Und dennoch ist Nike ein Gewinner. Obwohl das Unternehmen einen Teil seiner Kunden verlor, hat es für den anderen Teil sehr wohl bewiesen, wie wichtig dem Unternehmen seine eigenen Werte sind – und die Menschen, die sie ebenso vertreten. Das erhöhte nicht nur die Glaubwürdigkeit der Marke, sondern auch am Ende den Umsatz um etwa 10 Prozent.

„First the @NFL forces me to choose between my favorite sport and my country. I chose country. Then @Nike forces me to choose between my favorite shoes and my country. Since when did the American Flag and the National Anthem become offensive?“

Sean Clancy auf Twitter

Trotz ablehnender Reaktionen auf die Kampagne mit Colin Kaepernick bleibt Nike seiner Haltung treu.

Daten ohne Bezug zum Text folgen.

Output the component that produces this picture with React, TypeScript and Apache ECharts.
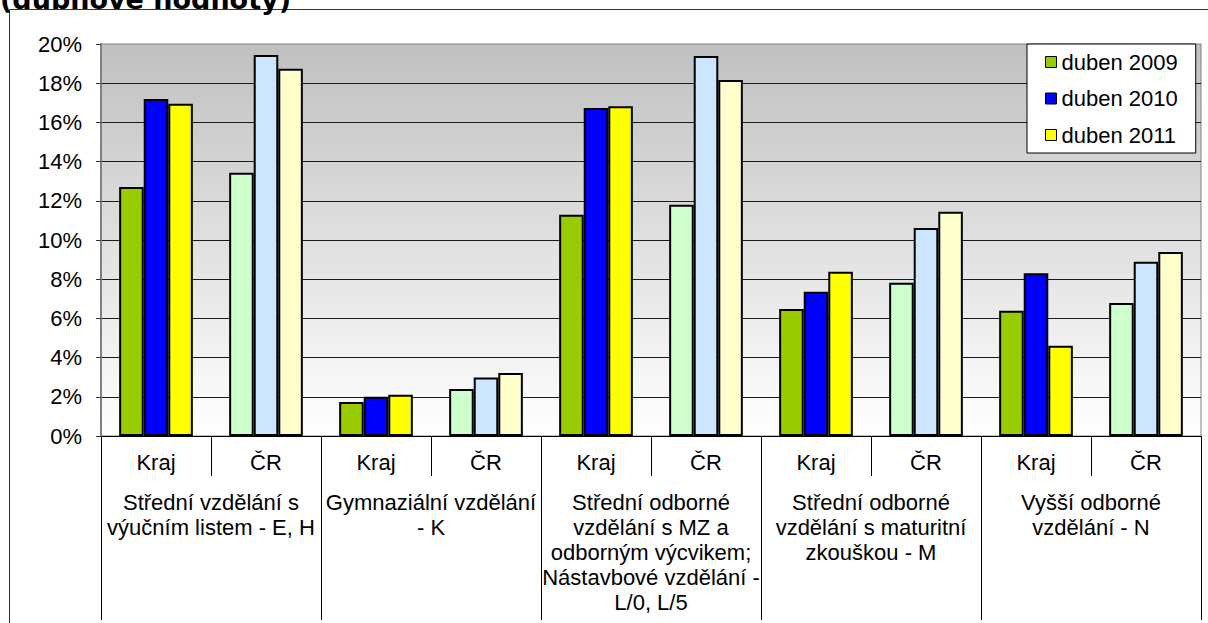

Wandeln Sie Markenarbeit in Wertearbeit um

Diese und weitere Beispiele zeigen, wie die nachhaltige Transformation Markenarbeit verändert. Um für Konsumenten relevant zu bleiben, müssen sich Marken ganz neu erzählen: indem sie eine Haltung ermöglichen, ihre Wertschöpfungskette vollständig offenlegen, ihre Lösungen konkret machen und die Nachhaltigkeit ihres Angebots nachvollziehbar vermitteln. Das sind die Faktoren, nach denen Menschen gute von besseren Marken unterscheiden.

Das ausschlaggebende wird am Ende jedoch nicht nur das Handeln nach Werten sein. Marken werden auch zeigen müssen, was ihnen ihre Haltung wert ist. Wieviel sind sie bereit für ihre Haltung zu riskieren? Wie weit würde die Marke gehen, um für ihre Werte einzustehen? Es zeigt sich, je konsequenter Unternehmen sind, desto wertvoller und relevanter werden sie für Menschen.

Die Autoren

Michael Bütow (Deutsche Bahn, links), Lukas Cottrell (Peter Schmidt Group). © Deutsche Bahn, Peter Schmidt Group

Lukas Cottrell
Managing Partner, Peter Schmidt Group

Lukas Cottrell ist diplomierter Volkswirt und besitzt weitreichende Erfahrungen in der Entwicklung zukunftsgerichteter Strategien, die Marken transformieren und Märkte bestimmen. Bei der Peter Schmidt Group verantwortet er unter anderem die Etats von Deutsche Bahn, Mercedes-Benz, Nivea, BASF, KfW sowie der DZ BANK und gewährleistet eine strategisch fundierte Markenentwicklung.

Michael Bütow
Leiter Markenführung, CD/CI, Geschäftsführung Marketingboard, Deutsche Bahn AG

Michael Bütow verfügt über 20 Jahre Marketingerfahrung in unterschiedlichen Branchen, unter anderem bei Siemens und o2. Er verantwortet konzernweit den Markenauftritt der Deutschen Bahn. Seine Mission: die Marke modernisieren und wieder stärker an die Menschen heranführen.